I've seen some claims that optimized PEG parsers in general cannot be faster than optimized LALR(1) or LL(k) parsers. (Of course, performance of parsing would depend on a particular grammar.)

I'd like to know if there are any specific limitations of PEG parsers, either valid in general or for some subsets of PEG grammars that would make them inferior to LALR(1) or LL(k) performance-wise.

In particular, I'm interested in parser generators, but assume that their output can be tweaked for performance in any particular case. I also assume that parsers are optimized and it is possible to tweak a particular grammar a bit if that's needed to improve performance.

回答1:

Found a good answer about Packrat vs LALR parsing. Some quotes from it:

L(AL)R parsers are linear time parsers, too. So in theory, neither packrat nor L(AL)R parsers are "faster".

What matters, in practice, of course, is implementation. L(AL)R state transitions can be executed in very few machine instructions ("look token code up in vector, get next state and action") so they can be extremely fast in practice.

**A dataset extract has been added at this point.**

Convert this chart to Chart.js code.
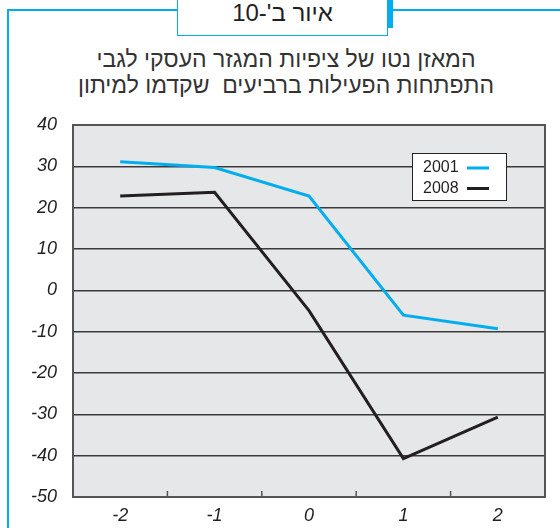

An observation: most language front-ends don't spend most of their time "parsing"; rather, they spend a lot of time in lexical analysis. Optimize that ..., and the parser speed won't matter much.



回答2:

PEG parsers can use unlimited lookahead (while maintaining linear parse time on average, via packrat) unlike (default) LL(k), or LR(k) parsers which use limited lookahead, while maintining linear parse time.

Lately (2014-2015) ANTLR4 has made extensions to handle arbitrary lookahead (as in PEG) while maintaining linear parse time on average (said to be more efficient than packrat algorithm), however this is incorporates new extensions and variations of the LR parsing algorithm (and not the default LR algorithm).

The packrat parser (and associated parsers for LL, LR) is not necesarily practical, but provides theoretical bounds on parsing so comparison can be made.

But note that unlimited lookahead can be used to parse grammars/languages in linear time (e.g via packrat or antlr) which are not possible to parse via LL(k) or LR(k) even in non-linear time, So it is important to understand what is compared to what.